Since controversial House Bill 2 two weeks ago, Elon has responded with a campus statement, educational sessions and through Elon students posting fliers. Yet for Monique Swirsky, sophomore and SPECTRUM president, this wasn't enough.
She wanted spread her message of opposition outside of Elon's campus so Swirsky, along with more than 20 other Elon students, drove about an hour down the road to Raleigh's city council meeting on Tuesday night.
While the Raleigh City Council had nothing to do with the passage of HB2, Swirsky said that by protesting at the meeting they could reach a larger audience and encourage the city to make a resolution against the bill.
"A lot of people are here, we can reach a lot of people with information and educating them about how HB2 impacts the state," she said.
The students spent the night handing out fliers that explained actions that the city of Raleigh could do to oppose the bill to attendees and council members, but the protest wasn't limited to the halls of the municipal building.
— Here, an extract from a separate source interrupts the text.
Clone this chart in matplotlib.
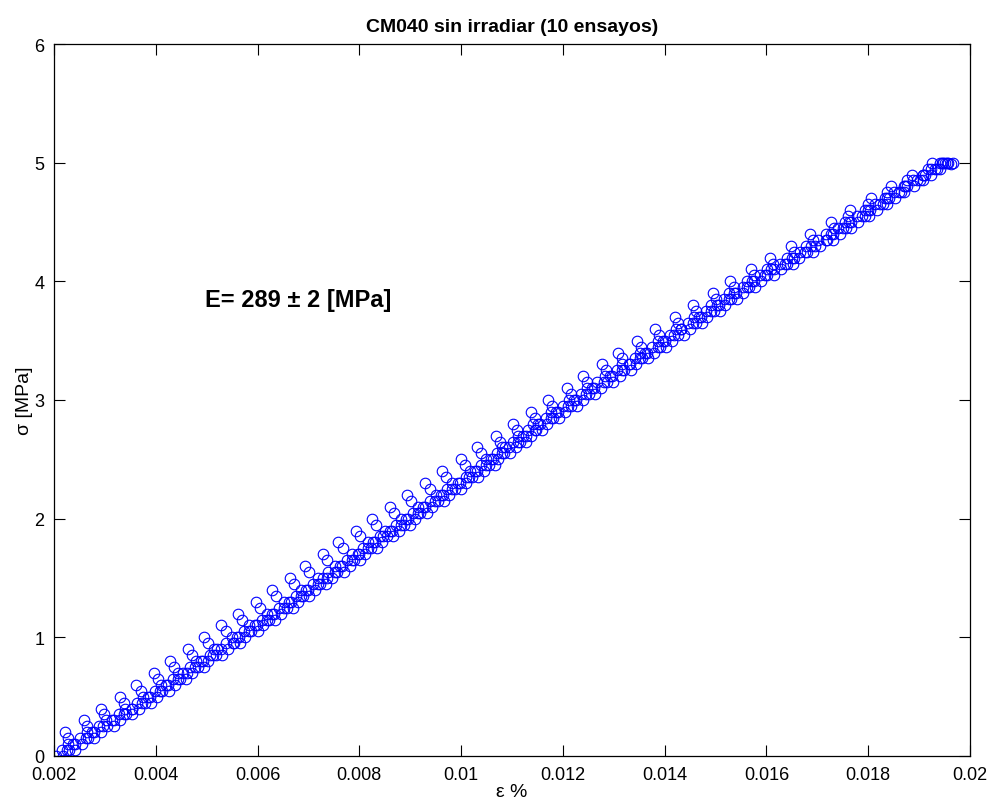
import numpy as np
import matplotlib.pyplot as plt

plt.rcParams['font.family'] = ['Liberation Sans', 'DejaVu Sans']

# stress grids [MPa] shared by the tests (each test uses the tail of one grid)
sig_a = [0.0, 0.1, 0.2, 0.3, 0.4, 0.5, 0.6, 0.7, 0.8, 0.9,
         1.0, 1.1, 1.2, 1.3, 1.4, 1.5, 1.6, 1.7, 1.8, 1.9,
         2.0, 2.1, 2.2, 2.3, 2.4, 2.5, 2.6, 2.7, 2.8, 2.9,
         3.0, 3.1, 3.2, 3.3, 3.4, 3.5, 3.6, 3.7, 3.8, 3.9,
         4.0, 4.1, 4.2, 4.3, 4.4, 4.5, 4.6, 4.7, 4.8, 4.9, 5.0]
sig_b = [0.05, 0.15, 0.25, 0.35, 0.45, 0.55, 0.65, 0.75, 0.85, 0.95,
         1.05, 1.15, 1.25, 1.35, 1.45, 1.55, 1.65, 1.75, 1.85, 1.95,
         2.05, 2.15, 2.25, 2.35, 2.45, 2.55, 2.65, 2.75, 2.85, 2.95,
         3.05, 3.15, 3.25, 3.35, 3.45, 3.55, 3.65, 3.75, 3.85, 3.95,
         4.05, 4.15, 4.25, 4.35, 4.45, 4.55, 4.65, 4.75, 4.85, 4.95]

# strain of every test, in units of 1e-5
# upper group (2 tests)
e1 = [221, 258, 292, 330, 361, 396, 428, 463, 494, 529, 561, 596, 628, 663, 694, 728, 759, 793, 824, 861,
      893, 930, 962, 999, 1032, 1069, 1101, 1138, 1171, 1208, 1240, 1277, 1309, 1346, 1381, 1420, 1455, 1494, 1529, 1570,
      1607, 1648, 1685, 1726, 1764, 1806, 1844, 1886, 1926]
e2 = [228, 265, 299, 337, 370, 405, 436, 471, 503, 538, 569, 605, 636, 671, 702, 737, 768, 802, 833, 868,
      901, 938, 970, 1007, 1040, 1076, 1109, 1146, 1179, 1215, 1248, 1284, 1317, 1354, 1388, 1427, 1462, 1501, 1536, 1576,
      1613, 1654, 1691, 1732, 1760, 1799, 1836, 1877, 1918]
# lower group (8 tests)
e3 = [238, 275, 313, 353, 385, 420, 454, 489, 521, 559, 594, 629, 662, 696, 729, 762, 798, 827, 860, 892,
      926, 960, 993, 1027, 1058, 1087, 1121, 1152, 1187, 1222, 1257, 1292, 1330, 1362, 1397, 1432, 1467, 1502, 1537, 1572,
      1608, 1650, 1688, 1727, 1763, 1800, 1836, 1872, 1907, 1942]
e4 = [215, 252, 288, 327, 363, 398, 433, 468, 506, 538, 573, 608, 642, 675, 708, 739, 775, 807, 840, 872,
      905, 939, 973, 1009, 1039, 1070, 1101, 1132, 1166, 1201, 1236, 1268, 1306, 1341, 1376, 1411, 1446, 1481, 1516, 1554,
      1587, 1626, 1665, 1701, 1741, 1778, 1814, 1851, 1888, 1924]
e5 = [204, 242, 279, 317, 354, 389, 424, 461, 493, 528, 563, 598, 633, 666, 700, 736, 766, 799, 831, 864,
      896, 930, 964, 997, 1031, 1062, 1094, 1128, 1156, 1191, 1226, 1261, 1296, 1331, 1366, 1401, 1433, 1471, 1506, 1541,
      1576, 1615, 1654, 1695, 1731, 1767, 1804, 1840, 1876, 1911, 1946]
e6 = [230, 267, 305, 342, 378, 413, 448, 483, 518, 553, 588, 623, 657, 690, 723, 757, 790, 822, 855, 887,
      920, 954, 988, 1021, 1054, 1085, 1116, 1147, 1181, 1216, 1251, 1286, 1321, 1356, 1391, 1426, 1461, 1496, 1531, 1566,
      1602, 1641, 1680, 1719, 1756, 1793, 1829, 1865, 1901, 1936]
e7 = [217, 255, 292, 330, 367, 402, 437, 471, 503, 541, 576, 611, 646, 679, 713, 746, 782, 812, 844, 877,
      909, 943, 977, 1010, 1044, 1072, 1107, 1138, 1169, 1204, 1239, 1274, 1312, 1344, 1379, 1414, 1449, 1484, 1519, 1554,
      1589, 1628, 1664, 1705, 1744, 1780, 1817, 1853, 1889, 1924, 1955]
e8 = [242, 279, 317, 354, 390, 425, 460, 495, 530, 565, 600, 635, 669, 702, 735, 769, 802, 834, 867, 899,
      932, 966, 1000, 1033, 1066, 1097, 1128, 1159, 1193, 1228, 1263, 1298, 1333, 1368, 1403, 1438, 1473, 1508, 1543, 1578,
      1614, 1653, 1692, 1731, 1766, 1802, 1836, 1871, 1907, 1942]
e9 = [190, 228, 265, 303, 340, 375, 410, 444, 479, 514, 549, 584, 619, 652, 686, 719, 752, 785, 817, 850,
      882, 916, 950, 983, 1017, 1048, 1080, 1111, 1142, 1177, 1212, 1247, 1282, 1317, 1352, 1387, 1422, 1457, 1492, 1527,
      1562, 1601, 1640, 1678, 1717, 1755, 1794, 1832, 1870, 1907, 1944]
e10 = [225, 262, 297, 337, 373, 408, 443, 478, 513, 551, 583, 618, 652, 685, 718, 752, 785, 817, 847, 882,
       915, 949, 983, 1016, 1049, 1080, 1111, 1145, 1176, 1211, 1246, 1281, 1316, 1351, 1386, 1418, 1456, 1491, 1526, 1561,
       1597, 1636, 1675, 1717, 1751, 1788, 1824, 1860, 1896, 1931]

# points held at the maximum load
e_top = [1950, 1957, 1963, 1967]
sig_top = [5.0, 5.0, 4.99, 5.0]

ensayos = [(e1, sig_a), (e2, sig_b), (e3, sig_a), (e4, sig_b), (e5, sig_a),
           (e6, sig_b), (e7, sig_a), (e8, sig_b), (e9, sig_a), (e10, sig_b)]

xticks = [0.002, 0.004, 0.006, 0.008, 0.01, 0.012, 0.014, 0.016, 0.018, 0.02]
xlabels = ['0.002', '0.004', '0.006', '0.008', '0.01', '0.012', '0.014', '0.016', '0.018', '0.02']
yticks = [0, 1, 2, 3, 4, 5, 6]

fig = plt.figure(figsize=(9.88, 8.04), dpi=100)
ax = fig.add_axes([54/988, 47/804, 916/988, 712/804])

for eps, sig in ensayos:
    eps = np.array(eps) * 1e-5
    s = np.array(sig)[len(sig) - len(eps):]
    ax.plot(eps, s, 'o', mfc='none', mec='b', ms=7.6, mew=0.8)
ax.plot(np.array(e_top) * 1e-5, sig_top, 'o', mfc='none', mec='b', ms=7.6, mew=0.8)

ax.set_xlim(0.002, 0.02)
ax.set_ylim(0, 6)
ax.set_xticks(xticks)
ax.set_xticklabels(xlabels)
ax.set_yticks(yticks)
ax.tick_params(direction='in', top=True, right=True, length=8, width=0.8, labelsize=13)
ax.tick_params(axis='x', pad=7)
ax.tick_params(axis='y', pad=7)
for sp in ax.spines.values():
    sp.set_linewidth(0.9)

ax.set_title('CM040 sin irradiar (10 ensayos)', fontsize=14, fontweight='bold', pad=9)
ax.set_xlabel('ε %', fontsize=14, labelpad=0)
ax.set_ylabel('σ [MPa]', fontsize=14, labelpad=1)
ax.text(0.00497, 3.85, 'E= 289 ± 2 [MPa]', fontsize=17, fontweight='bold', va='center')

fig.savefig('out.png', dpi=100)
They called it a "pee-in." Students of both genders stood in the men's and women's restrooms and handed out fliers to people when they entered. Swirsky said the point of the "pee-in" was to bring attention to the way the bill forces transgender individuals to use the bathrooms that don't align with their gender identities and to make people at the council meeting feel uncomfortable themselves.
"We hope that by standing in the bathrooms that we will make people understand how uncomfortable that is for others," she said.
Swirsky said protests like this are part of being a college student.
"I think particularly as college students we have a responsibility to be civically engaged, civically minded and to fight for our civil rights," she said.
Swirsky said this is far from the last Elon protest against HB2.